Aim of the task ::
Can you transcribe the data exactly? Leave the pictures out.

Stored data ::
-----
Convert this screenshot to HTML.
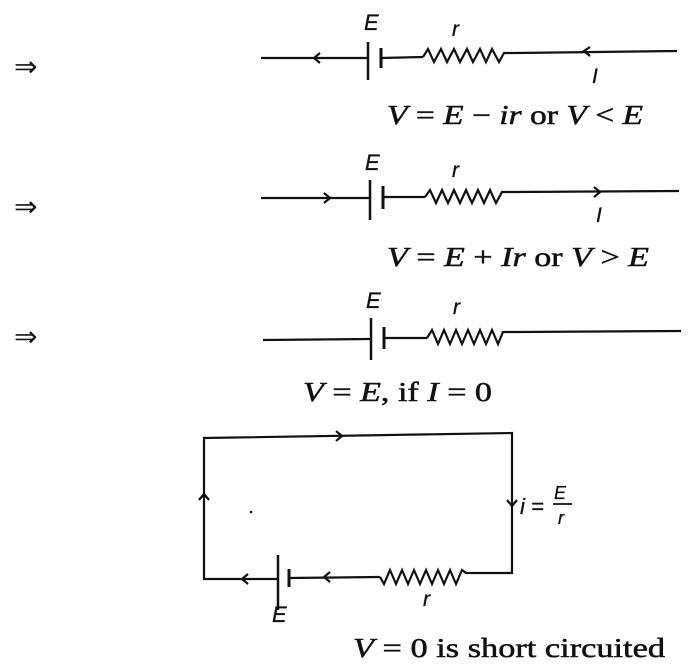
<!DOCTYPE html>
<html><head><style>body{margin:0;background:#fff}svg{display:block}</style></head>
<body>
<svg width="693" height="670" viewBox="0 0 693 670" xmlns="http://www.w3.org/2000/svg">
<g stroke="#111" stroke-width="2.2" fill="none">
<!-- circuit 1 -->
<line x1="261" y1="58" x2="368" y2="58"/>
<line x1="368" y1="42" x2="368" y2="80" stroke-width="2.5"/>
<line x1="381" y1="48" x2="381" y2="68" stroke-width="3"/>
<line x1="381" y1="58" x2="423" y2="57"/>
<polyline points="423,57 428,49 434,62 441,49 447,62 454,49 460,62 467,49 473,62 480,49 486,62 492,49 499,62 504,53 516,53"/>
<line x1="516" y1="53" x2="677" y2="51"/>
<polyline points="320,53 314,58 320,63"/>
<polyline points="590,47 584,51 590,56"/>
<!-- circuit 2 -->
<line x1="261" y1="198" x2="370" y2="198"/>
<line x1="370" y1="180" x2="370" y2="220" stroke-width="2.5"/>
<line x1="383" y1="186" x2="383" y2="209" stroke-width="3"/>
<line x1="383" y1="197" x2="425" y2="197"/>
<polyline points="425,197 430,190 436,203 442,190 448,203 454,190 460,203 466,190 472,203 478,190 484,203 490,190 496,203 502,192 515,192"/>
<line x1="515" y1="192" x2="679" y2="191"/>
<polyline points="324,193 330,198 324,203"/>
<polyline points="594,187 600,192 594,197"/>
<!-- circuit 3 -->
<line x1="263" y1="340" x2="371" y2="339"/>
<line x1="371" y1="318" x2="371" y2="360" stroke-width="2.5"/>
<line x1="384" y1="327" x2="384" y2="349" stroke-width="3"/>
<line x1="384" y1="338" x2="427" y2="338"/>
<polyline points="427,338 432,330 438,344 444,330 450,344 456,330 462,344 468,330 474,344 480,330 486,344 492,330 498,344 503,332 518,332"/>
<line x1="518" y1="332" x2="681" y2="331"/>
<!-- rectangle circuit -->
<polyline points="277,579 204,579 204,438 512,433 512,573 472,573"/>
<line x1="278" y1="555" x2="278" y2="610" stroke-width="2.5"/>
<line x1="289" y1="569" x2="289" y2="587" stroke-width="3"/>
<line x1="289" y1="578" x2="380" y2="577"/>
<polyline points="380,577 384,584 390,570 396,584 402,570 408,584 414,570 420,584 426,570 432,584 438,570 444,584 450,570 456,584 462,570 466,573 472,573"/>
<polyline points="248,574 242,579 248,584"/>
<polyline points="330,572 324,577 330,582"/>
<polyline points="336,431 342,436 336,441"/>
<polyline points="199,500 204,494 209,500"/>
<polyline points="507,500 512,506 517,500"/>
</g>
<circle cx="251" cy="512" r="1.3" fill="#111"/>
<g font-family="Liberation Serif, serif" font-size="28" fill="#111">
<text x="14" y="76">⇒</text>
<text x="14" y="216">⇒</text>
<text x="14" y="346">⇒</text>
</g>
<g font-family="Liberation Sans, sans-serif" font-style="italic" fill="#111" font-size="22" stroke="#111" stroke-width="0.3">
<text x="364" y="30">E</text>
<text x="452" y="36" font-size="21">r</text>
<text x="592" y="83" font-size="21">I</text>
<text x="365" y="170">E</text>
<text x="452" y="177" font-size="21">r</text>
<text x="596" y="222" font-size="21">I</text>
<text x="366" y="308">E</text>
<text x="453" y="314" font-size="21">r</text>
<text x="272" y="622">E</text>
<text x="423" y="606" font-size="21">r</text>
<text x="520" y="514" font-size="22">i =</text>
<text x="554" y="499" font-size="18">E</text>
<line x1="553" y1="504" x2="572" y2="504" stroke="#111" stroke-width="1.8"/>
<text x="558" y="524" font-size="18">r</text>
</g>
<g font-family="Liberation Serif, serif" fill="#111" font-size="27" stroke="#111" stroke-width="0.5">
<text x="387" y="124" textLength="256" lengthAdjust="spacingAndGlyphs"><tspan font-style="italic">V</tspan> = <tspan font-style="italic">E</tspan> − <tspan font-style="italic">ir</tspan> or <tspan font-style="italic">V</tspan> &lt; <tspan font-style="italic">E</tspan></text>
<text x="387" y="266" textLength="262" lengthAdjust="spacingAndGlyphs"><tspan font-style="italic">V</tspan> = <tspan font-style="italic">E</tspan> + <tspan font-style="italic">Ir</tspan> or <tspan font-style="italic">V</tspan> &gt; <tspan font-style="italic">E</tspan></text>
<text x="303" y="401" textLength="189" lengthAdjust="spacingAndGlyphs"><tspan font-style="italic">V</tspan> = <tspan font-style="italic">E</tspan>, if <tspan font-style="italic">I</tspan> = 0</text>
<text x="353" y="657" textLength="312" lengthAdjust="spacingAndGlyphs"><tspan font-style="italic">V</tspan> = 0 is short circuited</text>
</g>
</svg>
</body></html>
-----
Reply to the task ::
Convert this screenshot to HTML.
<!DOCTYPE html>
<html><head><style>body{margin:0;background:#fff}svg{display:block}</style></head>
<body>
<svg width="693" height="670" viewBox="0 0 693 670" xmlns="http://www.w3.org/2000/svg">
<g stroke="#111" stroke-width="2.2" fill="none">
<!-- circuit 1 -->
<line x1="261" y1="58" x2="368" y2="58"/>
<line x1="368" y1="42" x2="368" y2="80" stroke-width="2.5"/>
<line x1="381" y1="48" x2="381" y2="68" stroke-width="3"/>
<line x1="381" y1="58" x2="423" y2="57"/>
<polyline points="423,57 428,49 434,62 441,49 447,62 454,49 460,62 467,49 473,62 480,49 486,62 492,49 499,62 504,53 516,53"/>
<line x1="516" y1="53" x2="677" y2="51"/>
<polyline points="320,53 314,58 320,63"/>
<polyline points="590,47 584,51 590,56"/>
<!-- circuit 2 -->
<line x1="261" y1="198" x2="370" y2="198"/>
<line x1="370" y1="180" x2="370" y2="220" stroke-width="2.5"/>
<line x1="383" y1="186" x2="383" y2="209" stroke-width="3"/>
<line x1="383" y1="197" x2="425" y2="197"/>
<polyline points="425,197 430,190 436,203 442,190 448,203 454,190 460,203 466,190 472,203 478,190 484,203 490,190 496,203 502,192 515,192"/>
<line x1="515" y1="192" x2="679" y2="191"/>
<polyline points="324,193 330,198 324,203"/>
<polyline points="594,187 600,192 594,197"/>
<!-- circuit 3 -->
<line x1="263" y1="340" x2="371" y2="339"/>
<line x1="371" y1="318" x2="371" y2="360" stroke-width="2.5"/>
<line x1="384" y1="327" x2="384" y2="349" stroke-width="3"/>
<line x1="384" y1="338" x2="427" y2="338"/>
<polyline points="427,338 432,330 438,344 444,330 450,344 456,330 462,344 468,330 474,344 480,330 486,344 492,330 498,344 503,332 518,332"/>
<line x1="518" y1="332" x2="681" y2="331"/>
<!-- rectangle circuit -->
<polyline points="277,579 204,579 204,438 512,433 512,573 472,573"/>
<line x1="278" y1="555" x2="278" y2="610" stroke-width="2.5"/>
<line x1="289" y1="569" x2="289" y2="587" stroke-width="3"/>
<line x1="289" y1="578" x2="380" y2="577"/>
<polyline points="380,577 384,584 390,570 396,584 402,570 408,584 414,570 420,584 426,570 432,584 438,570 444,584 450,570 456,584 462,570 466,573 472,573"/>
<polyline points="248,574 242,579 248,584"/>
<polyline points="330,572 324,577 330,582"/>
<polyline points="336,431 342,436 336,441"/>
<polyline points="199,500 204,494 209,500"/>
<polyline points="507,500 512,506 517,500"/>
</g>
<circle cx="251" cy="512" r="1.3" fill="#111"/>
<g font-family="Liberation Serif, serif" font-size="28" fill="#111">
<text x="14" y="76">⇒</text>
<text x="14" y="216">⇒</text>
<text x="14" y="346">⇒</text>
</g>
<g font-family="Liberation Sans, sans-serif" font-style="italic" fill="#111" font-size="22" stroke="#111" stroke-width="0.3">
<text x="364" y="30">E</text>
<text x="452" y="36" font-size="21">r</text>
<text x="592" y="83" font-size="21">I</text>
<text x="365" y="170">E</text>
<text x="452" y="177" font-size="21">r</text>
<text x="596" y="222" font-size="21">I</text>
<text x="366" y="308">E</text>
<text x="453" y="314" font-size="21">r</text>
<text x="272" y="622">E</text>
<text x="423" y="606" font-size="21">r</text>
<text x="520" y="514" font-size="22">i =</text>
<text x="554" y="499" font-size="18">E</text>
<line x1="553" y1="504" x2="572" y2="504" stroke="#111" stroke-width="1.8"/>
<text x="558" y="524" font-size="18">r</text>
</g>
<g font-family="Liberation Serif, serif" fill="#111" font-size="27" stroke="#111" stroke-width="0.5">
<text x="387" y="124" textLength="256" lengthAdjust="spacingAndGlyphs"><tspan font-style="italic">V</tspan> = <tspan font-style="italic">E</tspan> − <tspan font-style="italic">ir</tspan> or <tspan font-style="italic">V</tspan> &lt; <tspan font-style="italic">E</tspan></text>
<text x="387" y="266" textLength="262" lengthAdjust="spacingAndGlyphs"><tspan font-style="italic">V</tspan> = <tspan font-style="italic">E</tspan> + <tspan font-style="italic">Ir</tspan> or <tspan font-style="italic">V</tspan> &gt; <tspan font-style="italic">E</tspan></text>
<text x="303" y="401" textLength="189" lengthAdjust="spacingAndGlyphs"><tspan font-style="italic">V</tspan> = <tspan font-style="italic">E</tspan>, if <tspan font-style="italic">I</tspan> = 0</text>
<text x="353" y="657" textLength="312" lengthAdjust="spacingAndGlyphs"><tspan font-style="italic">V</tspan> = 0 is short circuited</text>
</g>
</svg>
</body></html>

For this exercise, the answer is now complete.